Criticisms of Lawton made in other matters, in the proceedings against Newham pet-shop owner Simon Gilbert and Lawton's own admission of "reprehensible conduct" in disciplinary proceedings against him before the RCVS, were not disclosed to the defence or to the court.
However, Magistrates saw through the RSPCA's thin case. The submissions of the RSPCA's Solicitors Male & Wagland and Counsel Rex Bryan were, like Martin Lawton's evidence, not accepted.
The court found Ludovic and Murvilla not guilty of causing suffering, AND that there had been no suffering at all.
Bully must be returned and the RSPCA must pay the massive costs. Ludovic and Murvilla very much look forward to having Bully back, and getting to know her again.
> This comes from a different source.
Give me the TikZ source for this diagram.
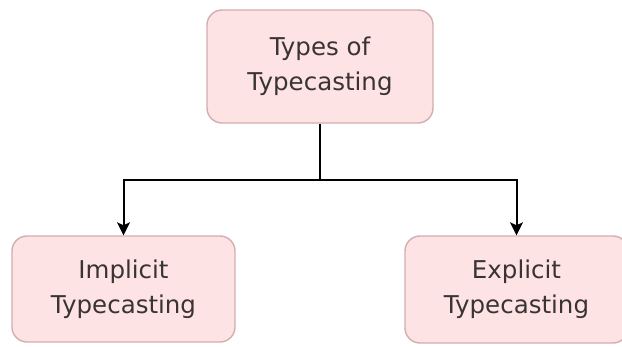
\documentclass[tikz,border=0pt]{standalone}
\usepackage{fontspec}
\setmainfont{DejaVu Sans}
\usetikzlibrary{arrows.meta}
\definecolor{boxfill}{HTML}{FDE3E4}
\definecolor{boxline}{HTML}{D2AEB0}
\definecolor{inktext}{HTML}{3A3333}
\tikzset{
  typebox/.style={draw=boxline, fill=boxfill, line width=1.4pt, rounded corners=15pt,
    align=center, inner sep=0pt, text=inktext,
    font=\fontsize{24.5}{35}\selectfont},
  link/.style={line width=2pt, -{Stealth[length=13pt, width=13pt, inset=3pt]}}
}
\begin{document}
\begin{tikzpicture}[x=1pt, y=-1pt]
            \useasboundingbox (0,0) rectangle (622,346);
            % Boxes
            \node[typebox, minimum width=226pt, minimum height=113pt] (types) at (320,66.5) {Types of\\Typecasting};
            \node[typebox, minimum width=223pt, minimum height=106pt] (implicit) at (123.5,289) {Implicit\\Typecasting};
            \node[typebox, minimum width=223pt, minimum height=107pt] (explicit) at (516.5,289.5) {Explicit\\Typecasting};
            % Connectors
            \coordinate (split) at (320,180);
            \draw[line width=2pt] (types.south) -- (split);
            \draw[link] (split) -| (implicit.north);
            \draw[link] (split) -| (explicit.north);
        \end{tikzpicture}
\end{document}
After the case, RSPCA Inspector Dawn Avery, herself well-known to the SHG, said that she wanted to "rehome" Bully. Ms Avery said she was "unhappy that Bully spent 18 months in RSPCA kennels while the case was decided".
Ms Avery continued, ominously, that she would "try to monitor the situation and make sure that Bully is okay in the future". The charity paid thousands of pounds for "place of safety" kennels to ensure that Bully was kept away from Ludovic and Murvilla throughout the case.
The charity - given the new powers contained in the Animal Welfare Act 2006 - is perhaps therefore unlikely to leave the matter there.
Anne Kasica, of the SHG, said:
"Bully, happily, was not euthanized, and did not die in the RSPCA's kennel, as happened to Annette Nally's dog Holly. The vast resources spent every year by the RSPCA on its team of fat-cat lawyers, vets and 'place of safety' kennel-owners is sickening."
"The RSPCA says it's 'only' £8 million a year."
"Rex Bryan, Male and Wagland and RSPCA independent witness Martin Lawton have each earned a king's ransom from a series of RSPCA cases."
"I agree with Frank Field MP. It is time that each and every one of the RSPCA's decisions to cause misery is subjected to proper review by the CPS, not by lawyers who personally benefit from the decision to prosecute."
Ernest Vine, also of the SHG, said:
"The RSPCA's new Head of Prosecutions Phil Wilson is not even a lawyer and, after his shameful performance on File on 4, I don't think that the RSPCA should let him near any microphones for a bit."
"Sally Case was hopeless
, but Mr Wilson is worse. He is also continuing her policy of wasting RSPCA donations. There are defence and court costs to consider too."
"This ridiculous case about an allegedly thin dog took four days to present to the court. At £300 per hour - and some RSPCA lawyers get even more - each member of the RSPCA's legal team have billed £10,000 for court time alone."
"Martin Lawton is, of course, looking to have his costs of attending the trial for four days paid by the court, and therefore the taxpayer, as usual."